Prepondera na Lei do RERCT sua vocação de lei temporária com efeitos penais, ainda que dela decorra arrecadação de tributos e multas. Seu objeto fundamental consiste na atribuição do efeito da “anistia” aos crimes cometidos aos detentores de ativos comprovadamente lícitos, mas não declarados e mantidos no exterior. Todavia, o que a lei exige para sua imputação de efeitos reside na aplicação da lei tributária. Daí a importância de correto preenchimento da Declaração (DERCAT), segundo as orientações do “Perguntas e Respostas” da Receita Federal, aprovado pelo Ato Declaratório Interpretativo 5/2016 e posteriores, na condição de “norma complementar” da legislação tributária (artigo 100 do CTN). Defeso, pois, a qualquer autoridade, desbordar das condições entabuladas nesta legislação, na medida que a declaração somente opera efeitos nos seus estritos limites.

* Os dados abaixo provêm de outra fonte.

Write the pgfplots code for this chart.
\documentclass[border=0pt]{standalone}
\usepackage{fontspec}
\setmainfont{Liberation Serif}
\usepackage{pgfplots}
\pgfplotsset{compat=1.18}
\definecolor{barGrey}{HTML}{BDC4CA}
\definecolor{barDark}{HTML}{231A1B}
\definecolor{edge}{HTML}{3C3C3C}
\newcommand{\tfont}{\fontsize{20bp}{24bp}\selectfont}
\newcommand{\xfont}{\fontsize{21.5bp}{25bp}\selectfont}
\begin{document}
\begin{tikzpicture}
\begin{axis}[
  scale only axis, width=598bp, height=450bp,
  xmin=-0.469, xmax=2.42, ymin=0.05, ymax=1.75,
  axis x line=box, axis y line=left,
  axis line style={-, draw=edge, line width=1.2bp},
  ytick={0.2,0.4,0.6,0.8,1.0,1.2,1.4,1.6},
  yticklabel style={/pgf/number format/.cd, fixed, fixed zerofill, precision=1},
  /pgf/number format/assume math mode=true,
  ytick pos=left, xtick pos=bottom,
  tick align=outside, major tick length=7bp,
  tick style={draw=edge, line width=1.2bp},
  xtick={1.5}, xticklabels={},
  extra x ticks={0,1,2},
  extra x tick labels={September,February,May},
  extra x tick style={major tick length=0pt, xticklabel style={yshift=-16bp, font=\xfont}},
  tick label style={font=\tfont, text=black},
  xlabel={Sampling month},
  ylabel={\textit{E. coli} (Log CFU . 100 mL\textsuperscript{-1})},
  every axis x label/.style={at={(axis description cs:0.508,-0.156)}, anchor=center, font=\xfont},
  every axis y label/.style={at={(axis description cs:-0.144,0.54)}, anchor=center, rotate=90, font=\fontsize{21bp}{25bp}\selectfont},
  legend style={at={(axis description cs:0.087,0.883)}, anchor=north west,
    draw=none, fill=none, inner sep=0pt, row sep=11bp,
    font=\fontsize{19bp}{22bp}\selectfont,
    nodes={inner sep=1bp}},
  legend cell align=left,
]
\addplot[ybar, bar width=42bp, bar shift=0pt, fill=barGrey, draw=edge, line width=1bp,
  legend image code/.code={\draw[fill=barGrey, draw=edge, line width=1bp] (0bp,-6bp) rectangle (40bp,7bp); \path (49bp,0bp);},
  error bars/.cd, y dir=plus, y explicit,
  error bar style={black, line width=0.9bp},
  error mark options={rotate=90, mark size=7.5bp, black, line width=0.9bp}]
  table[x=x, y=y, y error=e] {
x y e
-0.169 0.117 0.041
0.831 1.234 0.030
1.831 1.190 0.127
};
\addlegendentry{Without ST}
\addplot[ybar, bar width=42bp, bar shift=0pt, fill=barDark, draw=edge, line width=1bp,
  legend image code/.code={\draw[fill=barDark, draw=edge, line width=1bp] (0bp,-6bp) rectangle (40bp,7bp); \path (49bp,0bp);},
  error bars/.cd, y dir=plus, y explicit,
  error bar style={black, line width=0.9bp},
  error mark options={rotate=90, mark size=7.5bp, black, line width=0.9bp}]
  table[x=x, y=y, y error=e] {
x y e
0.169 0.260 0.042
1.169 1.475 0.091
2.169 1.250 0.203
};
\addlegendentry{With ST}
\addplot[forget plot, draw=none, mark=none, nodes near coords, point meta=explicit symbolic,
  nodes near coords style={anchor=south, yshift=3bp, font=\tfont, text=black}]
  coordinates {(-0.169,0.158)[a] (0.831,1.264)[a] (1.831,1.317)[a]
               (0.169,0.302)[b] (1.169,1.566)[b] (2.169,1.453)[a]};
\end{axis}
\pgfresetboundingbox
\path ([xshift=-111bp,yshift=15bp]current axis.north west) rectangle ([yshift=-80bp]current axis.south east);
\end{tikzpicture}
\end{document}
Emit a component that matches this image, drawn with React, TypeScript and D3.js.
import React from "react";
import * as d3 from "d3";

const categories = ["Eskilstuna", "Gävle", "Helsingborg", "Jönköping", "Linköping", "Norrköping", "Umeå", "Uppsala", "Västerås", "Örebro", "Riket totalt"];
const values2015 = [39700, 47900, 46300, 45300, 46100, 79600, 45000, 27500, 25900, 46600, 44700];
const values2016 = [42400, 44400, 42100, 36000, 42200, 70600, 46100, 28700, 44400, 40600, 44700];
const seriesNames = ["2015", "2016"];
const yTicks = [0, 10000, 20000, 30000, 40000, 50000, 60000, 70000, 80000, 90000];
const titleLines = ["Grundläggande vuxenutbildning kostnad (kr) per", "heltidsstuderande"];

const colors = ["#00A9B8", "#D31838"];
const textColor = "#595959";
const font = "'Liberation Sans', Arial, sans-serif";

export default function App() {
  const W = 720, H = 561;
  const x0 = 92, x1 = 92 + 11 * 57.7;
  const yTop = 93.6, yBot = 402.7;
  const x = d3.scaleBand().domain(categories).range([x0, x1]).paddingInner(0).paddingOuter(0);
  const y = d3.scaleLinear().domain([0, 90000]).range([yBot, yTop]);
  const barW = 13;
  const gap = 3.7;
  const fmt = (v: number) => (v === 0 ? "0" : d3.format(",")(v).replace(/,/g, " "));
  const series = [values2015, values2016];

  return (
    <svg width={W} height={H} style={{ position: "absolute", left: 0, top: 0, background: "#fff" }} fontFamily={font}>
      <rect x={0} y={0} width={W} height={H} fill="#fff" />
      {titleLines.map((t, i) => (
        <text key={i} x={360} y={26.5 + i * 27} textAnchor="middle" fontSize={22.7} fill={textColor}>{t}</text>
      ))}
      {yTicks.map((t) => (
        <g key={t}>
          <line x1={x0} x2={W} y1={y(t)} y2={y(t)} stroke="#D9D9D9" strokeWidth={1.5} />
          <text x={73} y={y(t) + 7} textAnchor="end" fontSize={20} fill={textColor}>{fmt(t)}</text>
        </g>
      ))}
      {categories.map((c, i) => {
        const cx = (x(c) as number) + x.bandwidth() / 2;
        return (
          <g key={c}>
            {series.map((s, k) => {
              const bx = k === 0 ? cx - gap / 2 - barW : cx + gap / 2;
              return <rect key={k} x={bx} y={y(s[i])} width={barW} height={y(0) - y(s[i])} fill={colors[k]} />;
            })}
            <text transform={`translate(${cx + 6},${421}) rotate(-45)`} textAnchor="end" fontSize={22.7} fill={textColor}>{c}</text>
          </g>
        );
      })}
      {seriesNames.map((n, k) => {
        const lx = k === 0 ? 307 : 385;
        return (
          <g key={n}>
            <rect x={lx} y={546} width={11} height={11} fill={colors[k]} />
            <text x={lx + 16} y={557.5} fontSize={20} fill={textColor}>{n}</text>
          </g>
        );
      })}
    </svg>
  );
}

Por fim, não se pode deixar de considerar que a voluntariedade das declarações já permitiu a volta de mais de R$ 60 bilhões até o momento. Dinheiro que regressa para cumprir a função social da propriedade dos ativos lícitos na nossa economia. Registre-se, porém, a enorme dificuldade de repatriação, mesmo nos casos de recursos de origem ilícita. Dos aproximadamente “US$ 590,2 bilhões de ativos de brasileiros no exterior, estima-se que US$ 401,6 bilhões são provenientes de saídas ilícitas. Até o momento, porém, os valores recuperados são de US$ 14,9 milhões, de 2005 a 2014. Em 2015, subiu para US$ 124,9 milhões (US$ 94,6 milhões são da “lava jato”; US$ 19,4 milhões — operação anaconda; US$ 10,5 milhões — Banco Santos). Em 2016 (até abril), houve a recuperação de mais US$ 54 milhões (operação “lava jato”). Tudo somando, não chegam sequer a U$ 1 bilhão. Com a troca de informações fiscais, de certo, estes números tendem a aumentar substancialmente, mas dificilmente serão abarcados todos os recursos de origem lícita mantidos em complexas estruturas “offshore”. O RERCT limita-se exclusivamente aos recursos de origem lícita, espontaneamente declarados, como rendas de trabalhadores que atuaram no exterior, de planejamentos tributários agressivos ou mesmo de remessas ao exterior para evitar planos econômicos ou de instabilidades políticas geradas pelo próprio Estado brasileiro. Uma justiça de transição, portanto. Após o término do RERCT, de outra banda, tanto os bancos como os países de situação destes patrimônios não declarados terão contra seus detentores a presunção de origem ilícita, cabendo às autoridades brasileiras o dever de atuar sobre todos aqueles cujas informações sejam alcançadas, em virtude da “evasão de divisas”, “lavagem de dinheiro” e outros delitos que a simples manutenção no exterior autoriza imputar aos seus titulares.